→ REQUIREMENTS: Keep every line where the word "image" appears; drop the rest.

Stored entries

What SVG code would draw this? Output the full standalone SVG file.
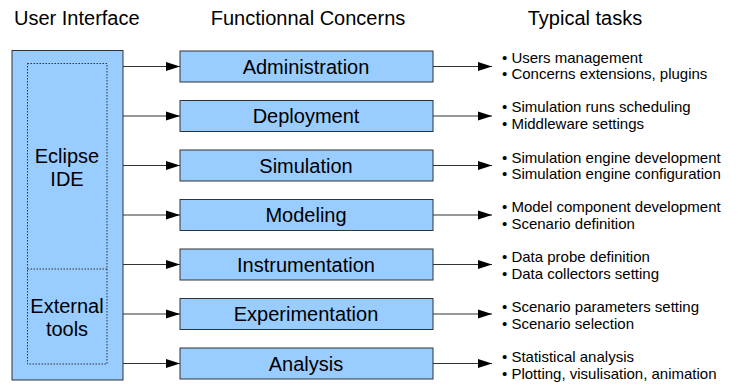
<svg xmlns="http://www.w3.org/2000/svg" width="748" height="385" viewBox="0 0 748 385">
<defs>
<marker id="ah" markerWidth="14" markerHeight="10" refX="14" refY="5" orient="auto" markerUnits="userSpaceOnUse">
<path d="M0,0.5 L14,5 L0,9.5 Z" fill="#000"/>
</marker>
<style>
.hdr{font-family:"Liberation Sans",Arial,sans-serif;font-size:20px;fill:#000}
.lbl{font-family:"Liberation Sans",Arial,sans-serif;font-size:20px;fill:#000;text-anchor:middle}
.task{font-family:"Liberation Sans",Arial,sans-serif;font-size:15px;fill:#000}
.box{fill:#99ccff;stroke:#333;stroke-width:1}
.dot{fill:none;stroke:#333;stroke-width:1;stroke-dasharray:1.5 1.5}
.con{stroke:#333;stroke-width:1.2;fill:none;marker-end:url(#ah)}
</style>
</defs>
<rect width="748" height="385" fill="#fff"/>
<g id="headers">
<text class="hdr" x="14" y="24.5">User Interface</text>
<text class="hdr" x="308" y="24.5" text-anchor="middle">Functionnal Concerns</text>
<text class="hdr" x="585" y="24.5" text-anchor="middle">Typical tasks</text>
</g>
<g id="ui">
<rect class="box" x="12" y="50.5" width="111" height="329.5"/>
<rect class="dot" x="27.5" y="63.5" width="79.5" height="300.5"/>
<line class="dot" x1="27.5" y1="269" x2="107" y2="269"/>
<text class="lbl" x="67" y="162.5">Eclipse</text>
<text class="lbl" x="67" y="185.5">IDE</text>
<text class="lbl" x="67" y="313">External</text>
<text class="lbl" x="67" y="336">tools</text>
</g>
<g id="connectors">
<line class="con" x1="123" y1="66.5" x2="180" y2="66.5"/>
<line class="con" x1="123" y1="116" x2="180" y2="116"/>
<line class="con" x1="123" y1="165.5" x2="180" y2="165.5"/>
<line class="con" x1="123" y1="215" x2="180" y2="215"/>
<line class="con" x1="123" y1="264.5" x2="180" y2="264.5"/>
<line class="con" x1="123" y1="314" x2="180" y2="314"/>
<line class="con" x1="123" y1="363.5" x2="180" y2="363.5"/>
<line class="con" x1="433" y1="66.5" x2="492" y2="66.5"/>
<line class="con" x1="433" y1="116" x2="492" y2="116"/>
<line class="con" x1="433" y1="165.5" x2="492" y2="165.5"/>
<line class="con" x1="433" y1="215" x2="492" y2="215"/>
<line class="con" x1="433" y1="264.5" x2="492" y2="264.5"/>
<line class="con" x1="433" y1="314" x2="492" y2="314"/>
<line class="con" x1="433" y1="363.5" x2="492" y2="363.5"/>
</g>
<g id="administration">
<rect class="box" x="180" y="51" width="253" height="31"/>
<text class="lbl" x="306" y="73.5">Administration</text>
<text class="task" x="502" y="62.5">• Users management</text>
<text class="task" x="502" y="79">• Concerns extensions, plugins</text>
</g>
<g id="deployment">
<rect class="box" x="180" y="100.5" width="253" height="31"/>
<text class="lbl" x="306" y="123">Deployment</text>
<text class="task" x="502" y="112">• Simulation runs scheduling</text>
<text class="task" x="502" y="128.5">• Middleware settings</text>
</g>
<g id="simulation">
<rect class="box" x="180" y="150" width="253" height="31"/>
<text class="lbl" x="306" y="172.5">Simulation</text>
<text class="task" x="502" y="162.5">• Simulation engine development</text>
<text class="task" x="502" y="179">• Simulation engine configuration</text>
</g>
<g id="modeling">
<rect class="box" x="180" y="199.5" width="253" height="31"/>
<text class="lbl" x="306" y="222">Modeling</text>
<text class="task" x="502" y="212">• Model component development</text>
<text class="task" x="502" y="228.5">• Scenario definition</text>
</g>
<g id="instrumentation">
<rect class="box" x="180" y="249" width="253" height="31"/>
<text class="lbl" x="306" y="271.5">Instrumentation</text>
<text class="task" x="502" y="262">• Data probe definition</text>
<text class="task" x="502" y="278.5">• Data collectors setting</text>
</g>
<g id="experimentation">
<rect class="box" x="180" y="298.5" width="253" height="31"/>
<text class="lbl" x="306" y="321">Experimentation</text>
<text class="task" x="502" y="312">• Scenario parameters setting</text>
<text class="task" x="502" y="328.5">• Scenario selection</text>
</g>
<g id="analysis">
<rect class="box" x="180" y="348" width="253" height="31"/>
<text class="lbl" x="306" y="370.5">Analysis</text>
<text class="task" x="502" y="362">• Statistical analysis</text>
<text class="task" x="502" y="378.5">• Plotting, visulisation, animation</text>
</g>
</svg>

---

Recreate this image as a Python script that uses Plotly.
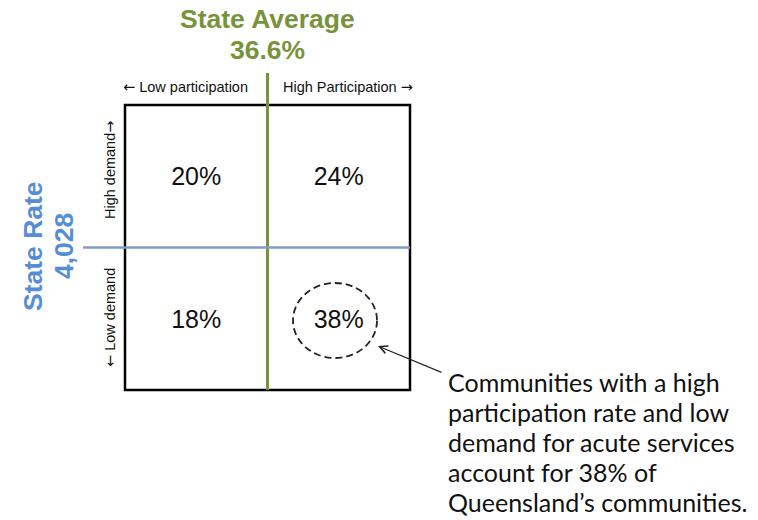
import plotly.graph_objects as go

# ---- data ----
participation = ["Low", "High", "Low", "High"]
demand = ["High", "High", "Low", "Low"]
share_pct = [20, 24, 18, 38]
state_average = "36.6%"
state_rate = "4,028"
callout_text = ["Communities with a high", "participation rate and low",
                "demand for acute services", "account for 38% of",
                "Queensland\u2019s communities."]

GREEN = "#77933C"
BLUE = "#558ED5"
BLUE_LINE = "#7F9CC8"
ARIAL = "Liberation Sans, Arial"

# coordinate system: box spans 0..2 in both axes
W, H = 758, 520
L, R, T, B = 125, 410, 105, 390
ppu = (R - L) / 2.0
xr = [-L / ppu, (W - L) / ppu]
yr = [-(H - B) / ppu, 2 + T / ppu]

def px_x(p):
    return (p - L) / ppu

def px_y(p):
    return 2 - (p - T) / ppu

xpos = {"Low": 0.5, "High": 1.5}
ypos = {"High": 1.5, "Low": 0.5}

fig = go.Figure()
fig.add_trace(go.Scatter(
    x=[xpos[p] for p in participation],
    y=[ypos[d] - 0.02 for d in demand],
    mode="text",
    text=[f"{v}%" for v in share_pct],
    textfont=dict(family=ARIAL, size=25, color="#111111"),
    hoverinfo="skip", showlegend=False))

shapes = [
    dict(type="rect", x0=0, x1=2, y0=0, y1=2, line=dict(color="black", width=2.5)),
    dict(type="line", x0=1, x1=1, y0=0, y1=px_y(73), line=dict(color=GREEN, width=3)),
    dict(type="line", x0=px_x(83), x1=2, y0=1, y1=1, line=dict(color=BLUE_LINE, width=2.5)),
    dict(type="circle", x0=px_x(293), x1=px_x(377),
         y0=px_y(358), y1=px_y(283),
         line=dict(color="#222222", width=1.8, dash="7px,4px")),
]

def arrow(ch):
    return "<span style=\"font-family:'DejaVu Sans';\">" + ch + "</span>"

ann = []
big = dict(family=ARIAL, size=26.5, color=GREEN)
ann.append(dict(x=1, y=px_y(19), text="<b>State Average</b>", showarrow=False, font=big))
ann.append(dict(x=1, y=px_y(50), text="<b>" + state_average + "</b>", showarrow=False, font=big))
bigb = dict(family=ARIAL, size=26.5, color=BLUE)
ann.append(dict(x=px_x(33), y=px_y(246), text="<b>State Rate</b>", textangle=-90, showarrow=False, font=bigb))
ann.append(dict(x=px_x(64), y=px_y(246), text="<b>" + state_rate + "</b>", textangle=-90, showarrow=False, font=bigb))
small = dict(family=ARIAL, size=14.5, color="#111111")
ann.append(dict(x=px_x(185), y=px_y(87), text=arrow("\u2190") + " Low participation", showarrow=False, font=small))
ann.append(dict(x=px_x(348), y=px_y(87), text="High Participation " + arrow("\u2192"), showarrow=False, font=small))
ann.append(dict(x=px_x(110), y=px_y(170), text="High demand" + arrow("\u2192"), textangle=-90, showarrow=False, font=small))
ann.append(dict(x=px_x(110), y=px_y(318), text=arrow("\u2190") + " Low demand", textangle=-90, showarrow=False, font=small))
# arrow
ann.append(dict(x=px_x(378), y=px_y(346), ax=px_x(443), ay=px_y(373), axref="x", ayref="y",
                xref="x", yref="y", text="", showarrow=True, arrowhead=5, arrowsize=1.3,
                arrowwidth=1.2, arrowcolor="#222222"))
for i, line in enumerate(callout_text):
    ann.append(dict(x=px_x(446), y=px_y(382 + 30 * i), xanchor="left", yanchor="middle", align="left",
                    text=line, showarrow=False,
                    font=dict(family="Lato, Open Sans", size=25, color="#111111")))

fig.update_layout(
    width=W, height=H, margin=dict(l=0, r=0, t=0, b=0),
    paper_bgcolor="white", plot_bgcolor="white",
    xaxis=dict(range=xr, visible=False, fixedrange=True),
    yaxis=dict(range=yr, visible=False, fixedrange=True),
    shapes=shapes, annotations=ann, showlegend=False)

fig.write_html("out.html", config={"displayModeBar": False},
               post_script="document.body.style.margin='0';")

--

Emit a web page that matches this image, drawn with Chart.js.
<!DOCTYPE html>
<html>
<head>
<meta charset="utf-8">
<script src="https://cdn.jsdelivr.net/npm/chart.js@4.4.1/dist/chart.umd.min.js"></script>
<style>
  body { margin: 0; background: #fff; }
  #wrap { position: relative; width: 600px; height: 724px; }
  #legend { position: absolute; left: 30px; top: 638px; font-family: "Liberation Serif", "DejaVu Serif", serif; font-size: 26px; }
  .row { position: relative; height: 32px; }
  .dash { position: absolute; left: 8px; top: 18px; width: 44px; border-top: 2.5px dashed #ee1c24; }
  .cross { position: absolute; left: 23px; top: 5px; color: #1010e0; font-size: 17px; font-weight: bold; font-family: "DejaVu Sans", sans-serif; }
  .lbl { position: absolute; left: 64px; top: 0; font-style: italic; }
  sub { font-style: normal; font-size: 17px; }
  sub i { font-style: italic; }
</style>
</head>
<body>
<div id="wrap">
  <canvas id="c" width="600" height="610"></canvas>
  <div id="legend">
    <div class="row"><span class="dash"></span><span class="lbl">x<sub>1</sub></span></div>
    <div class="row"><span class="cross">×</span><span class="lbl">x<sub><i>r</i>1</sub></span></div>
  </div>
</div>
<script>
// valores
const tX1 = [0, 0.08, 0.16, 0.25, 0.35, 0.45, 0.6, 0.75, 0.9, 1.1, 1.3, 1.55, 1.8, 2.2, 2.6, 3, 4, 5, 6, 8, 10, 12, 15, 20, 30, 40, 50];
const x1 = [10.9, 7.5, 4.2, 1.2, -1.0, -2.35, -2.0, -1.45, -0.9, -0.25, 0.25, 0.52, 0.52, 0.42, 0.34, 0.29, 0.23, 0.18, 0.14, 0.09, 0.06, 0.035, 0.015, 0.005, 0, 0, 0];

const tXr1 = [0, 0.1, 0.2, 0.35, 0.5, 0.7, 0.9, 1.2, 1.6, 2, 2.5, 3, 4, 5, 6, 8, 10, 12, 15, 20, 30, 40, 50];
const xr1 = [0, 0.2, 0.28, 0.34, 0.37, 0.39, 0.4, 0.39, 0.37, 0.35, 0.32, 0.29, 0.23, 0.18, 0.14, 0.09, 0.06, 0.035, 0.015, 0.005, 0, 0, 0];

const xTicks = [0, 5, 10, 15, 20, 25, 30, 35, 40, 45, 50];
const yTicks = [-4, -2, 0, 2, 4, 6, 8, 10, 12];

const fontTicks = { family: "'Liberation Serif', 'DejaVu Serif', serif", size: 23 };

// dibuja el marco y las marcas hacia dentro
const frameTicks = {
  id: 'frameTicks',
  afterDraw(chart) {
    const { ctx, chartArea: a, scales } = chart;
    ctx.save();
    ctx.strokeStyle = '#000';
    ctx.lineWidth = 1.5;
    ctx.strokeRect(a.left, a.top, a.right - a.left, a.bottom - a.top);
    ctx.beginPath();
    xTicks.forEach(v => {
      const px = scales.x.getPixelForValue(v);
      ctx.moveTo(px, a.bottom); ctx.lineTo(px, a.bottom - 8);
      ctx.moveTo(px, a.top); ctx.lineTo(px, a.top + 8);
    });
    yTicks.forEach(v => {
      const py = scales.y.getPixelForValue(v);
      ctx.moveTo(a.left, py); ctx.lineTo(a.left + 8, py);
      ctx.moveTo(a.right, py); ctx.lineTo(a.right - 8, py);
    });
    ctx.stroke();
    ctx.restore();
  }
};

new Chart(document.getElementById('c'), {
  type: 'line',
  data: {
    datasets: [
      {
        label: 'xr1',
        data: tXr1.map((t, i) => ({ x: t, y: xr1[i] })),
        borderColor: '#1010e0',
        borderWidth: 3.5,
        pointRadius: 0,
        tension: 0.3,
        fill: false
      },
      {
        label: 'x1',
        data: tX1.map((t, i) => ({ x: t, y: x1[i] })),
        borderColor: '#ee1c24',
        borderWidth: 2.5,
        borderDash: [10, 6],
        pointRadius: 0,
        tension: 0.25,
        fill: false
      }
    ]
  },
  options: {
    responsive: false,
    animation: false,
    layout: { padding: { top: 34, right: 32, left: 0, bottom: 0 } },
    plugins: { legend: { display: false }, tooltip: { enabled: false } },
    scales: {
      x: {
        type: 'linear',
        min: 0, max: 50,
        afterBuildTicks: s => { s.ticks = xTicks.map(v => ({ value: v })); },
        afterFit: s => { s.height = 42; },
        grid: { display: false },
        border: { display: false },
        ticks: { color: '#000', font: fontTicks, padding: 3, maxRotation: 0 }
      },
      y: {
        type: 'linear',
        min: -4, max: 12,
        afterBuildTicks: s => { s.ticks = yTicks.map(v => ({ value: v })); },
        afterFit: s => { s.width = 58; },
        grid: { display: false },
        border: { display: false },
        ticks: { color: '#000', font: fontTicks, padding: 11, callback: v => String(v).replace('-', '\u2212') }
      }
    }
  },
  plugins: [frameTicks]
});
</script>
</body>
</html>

→ WORKED SOLUTION:
Recreate this image as a Python script that uses Plotly.
Emit a web page that matches this image, drawn with Chart.js.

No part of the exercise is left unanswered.